Housed at the New York Botanical Garden, the display which is inspired by the impressionists vibrant paintings, the changing, seasonal display will be on show until October 2012.

It has already attracted hundreds of thousands of gardening enthusiasts and many more are expected to visit in the intervening months.

It may even encourage green-fingered gardeners to grab their gardening tools and and create displays based on other sources of impressionist art.

Paul Tucker, curator of the temporary garden, said: "The gardens were a constant in [Monet's] life.

"He tended to them lovingly and with plenty of money and with hired hands. He was fabulously rich at the turn of the century."
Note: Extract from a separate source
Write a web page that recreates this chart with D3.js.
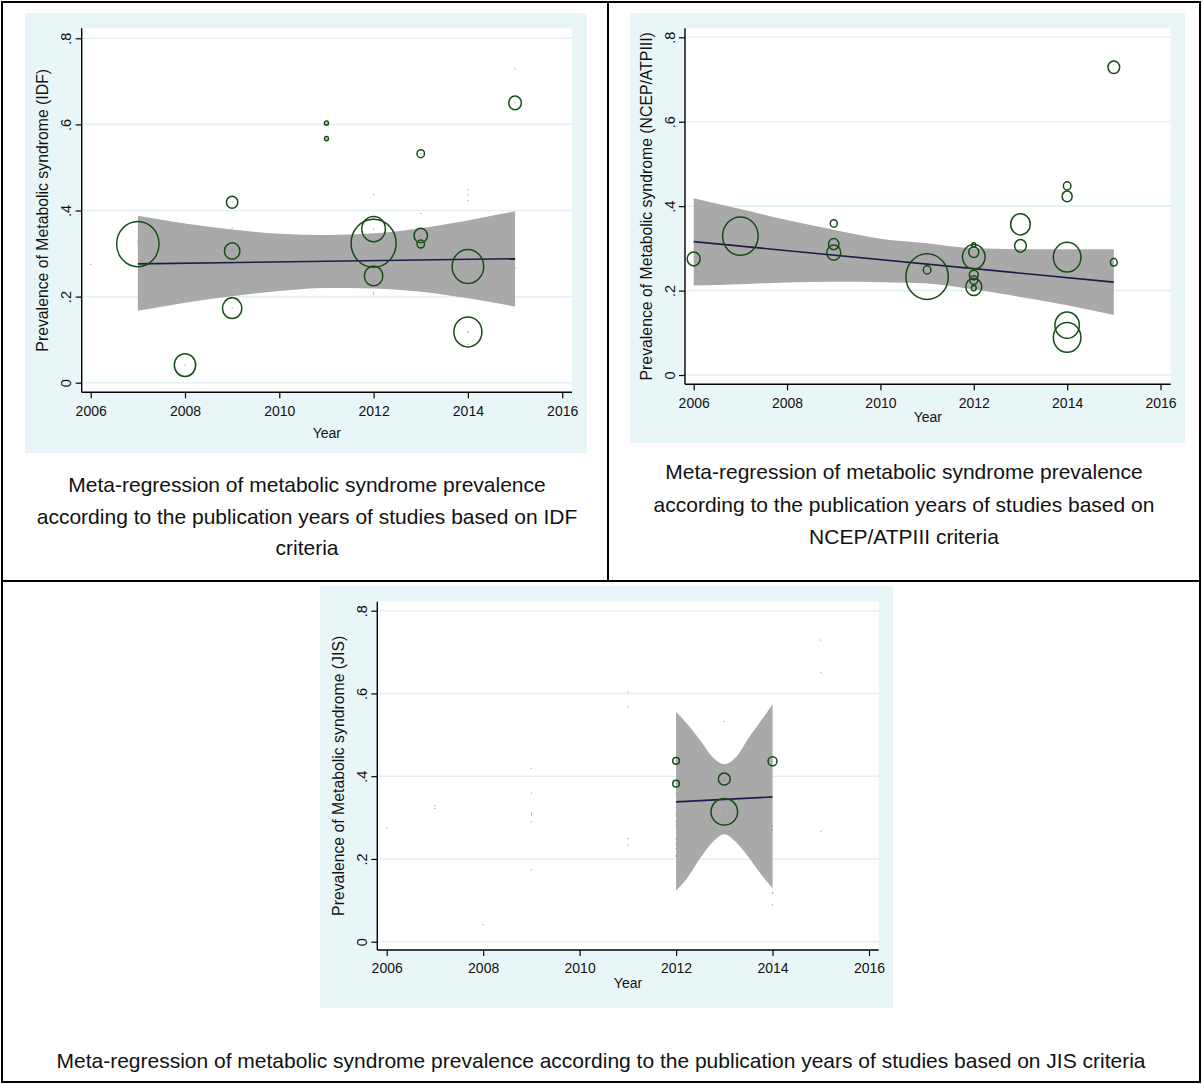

The replica gardens look astonishing and would have no doubt impressed Monet – who once suggested that flowers may have been the reason he became an artist in the first place.

As well as the incredible botanical attractions, which closely mirror some of the painter's most famous works, the special exhibition also includes two paintings, one of which has never been publicly exhibited in the United States.

There will also be an array of other Monet artefacts on display, including his mixing palette, receipts for his beloved plants, letters, photographs and much more.

There is even a Monet Garden app available for download, which allows people to create their own impressionist images using their smartphone's camera. It is part of the NYBG in Bloom iPhone app.

Monet's original inspirational garden was planted at a house in Giverny, in Normandy, some 50 miles north-west of Paris. He spent most of his later life painting from this idyll, although he dedicated much of his time to gardening.

He created an exotic water garden during this period, planting water lilies that were to feature in many of his later works.